Worcester Cathedral

Worcester Cathedral is an Anglican cathedral in Worcester, England; situated on a bank overlooking the River Severn. Its official name is The Cathedral Church of Christ and the Blessed Virgin Mary.

The Cathedral was founded in 680 with Bishop Bosel as its head. The first cathedral was built in this period but nothing now remains of it. The existing crypt of the cathedral dates from the 10th century and the time of St Oswald, bishop of Worcester. The current cathedral dates from the 12th and 13th centuries.

Monks and nuns had been present at the Cathedral since the 7th century (see Bede). The monastery became Benedictine in the second half of the 10th century (one author gives the time range 974-7, another considers 969 more likely). The Benedictine monks were driven out at 18 January 1540 and replaced by secular canons. There is an important connection to Fleury as Oswald, bishop of Worcester 961-92, being prior at the same time, was professed at Fleury and introduced the monastric rule of Fleury to Worcester.

The former monastic library of Worcester contained a considerable number of manuscripts which are, among other libraries, now scattered over Cambridge, London (British Library), Oxford Bodleian, and the Cathedral library at Worcester of today.

Following the Dissolution of the Monasteries, the building was re-established as a cathedral of secular clergy. The cathedral was subject to major restoration work by Sir George Gilbert Scott and A E Perkins in the 1860s. Both men are buried at the cathedral.

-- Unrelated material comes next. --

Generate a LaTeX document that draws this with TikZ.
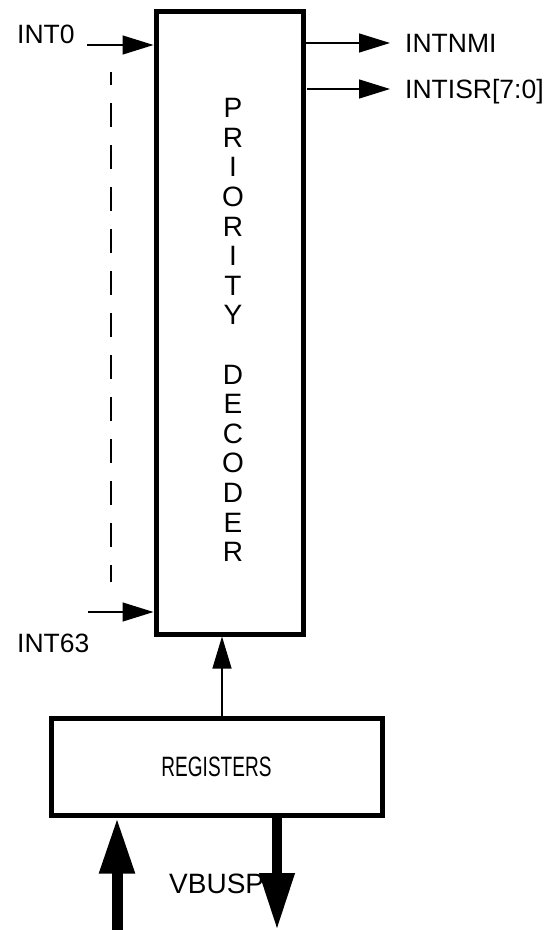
\documentclass[tikz,border=0pt]{standalone}
\usepackage{fontspec}
\setmainfont{Liberation Sans}
\usetikzlibrary{arrows.meta}
\begin{document}
\begin{tikzpicture}[x=1pt,y=-1pt,
  box/.style={draw=black,line width=5pt,inner sep=0pt},
  lbl/.style={inner sep=0pt,anchor=base west,font=\fontsize{26.5}{30}\selectfont},
  thin/.style={line width=1.3pt},
  sig/.style={thin,-{Triangle[length=31pt,width=19pt]}},
  bus/.style={line width=11pt,-{Triangle[length=56pt,width=33pt]}}]
\useasboundingbox (0,0) rectangle (546,930);
% priority decoder
\node[box,minimum width=147pt,minimum height=623pt] (dec) at (229.5,322.5) {};
\node[inner sep=0pt,align=center,font=\fontsize{28}{29.6}\selectfont] (dtext) at (233,330)
  {P\\R\\I\\O\\R\\I\\T\\Y\\[29.6pt]D\\E\\C\\O\\D\\E\\R};
% registers
\node[box,minimum width=331pt,minimum height=97pt] (reg) at (216.5,766.5)
  {\fontsize{28}{30}\selectfont\scalebox{0.68}[1]{REGISTERS}};
% inputs
\node[lbl] (int0) at (17,43) {INT0};
\node[lbl] (int63) at (17,652) {INT63};
\coordinate (i0) at (87,45);
\coordinate (i63) at (88,612);
\draw[sig] (i0) -- (i0 -| dec.west);
\draw[sig] (i63) -- (i63 -| dec.west);
\coordinate (dtop) at (111,72);
\coordinate (dbot) at (111,582);
\draw[line width=1.5pt,dash pattern=on 24pt off 18pt,dash phase=11pt] (dtop) -- (dbot);
% outputs
\node[lbl] (nmi) at (405,52) {INTNMI};
\node[lbl] (isr) at (405,98) {INTISR[7:0]};
\coordinate (o1) at (390,43);
\coordinate (o2s) at (307,89);
\coordinate (o2) at (390,89);
\draw[sig] (o1 -| dec.east) -- (o1);
\draw[sig] (o2s) -- (o2);
% registers to decoder
\coordinate (ax) at (222,0);
\draw[sig,-{Triangle[length=32pt,width=19pt]}] (reg.north -| ax) -- (dec.south -| ax);
% VBUSP
\node[lbl,font=\fontsize{28}{30}\selectfont] (vbusp) at (169,893) {VBUSP};
\coordinate (bin) at (117,930);
\coordinate (bout) at (277,930);
\draw[bus] (bin) -- (bin |- reg.south);
\draw[line width=10pt,-{Triangle[length=57pt,width=33pt]}] (bout |- reg.south) -- (bout);
\end{tikzpicture}
\end{document}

The Cathedral has the distinction of containing the tomb of King John in its chancel. Before his death in Newark in 1216, John had requested to be buried at Worcester. He is buried between the shrines of St Wulstan and St Oswald (now destroyed).

The cathedral has a memorial, Prince Arthur’s Chantry, to the young prince Arthur Tudor, who is buried here. Arthur’s younger brother and next in line for the throne was Henry VIII. Worcester Cathedral was doubtless spared destruction by Henry VIII during the English Reformation because of his brother’s Chantry in the cathedral.

Other famous burials include Prime Minister Stanley Baldwin (1867-1947), Bishop of Worcester John Gauden (1605-1662) and Richard Edes (d.1604), a Chaplain to Elizabeth I and James I.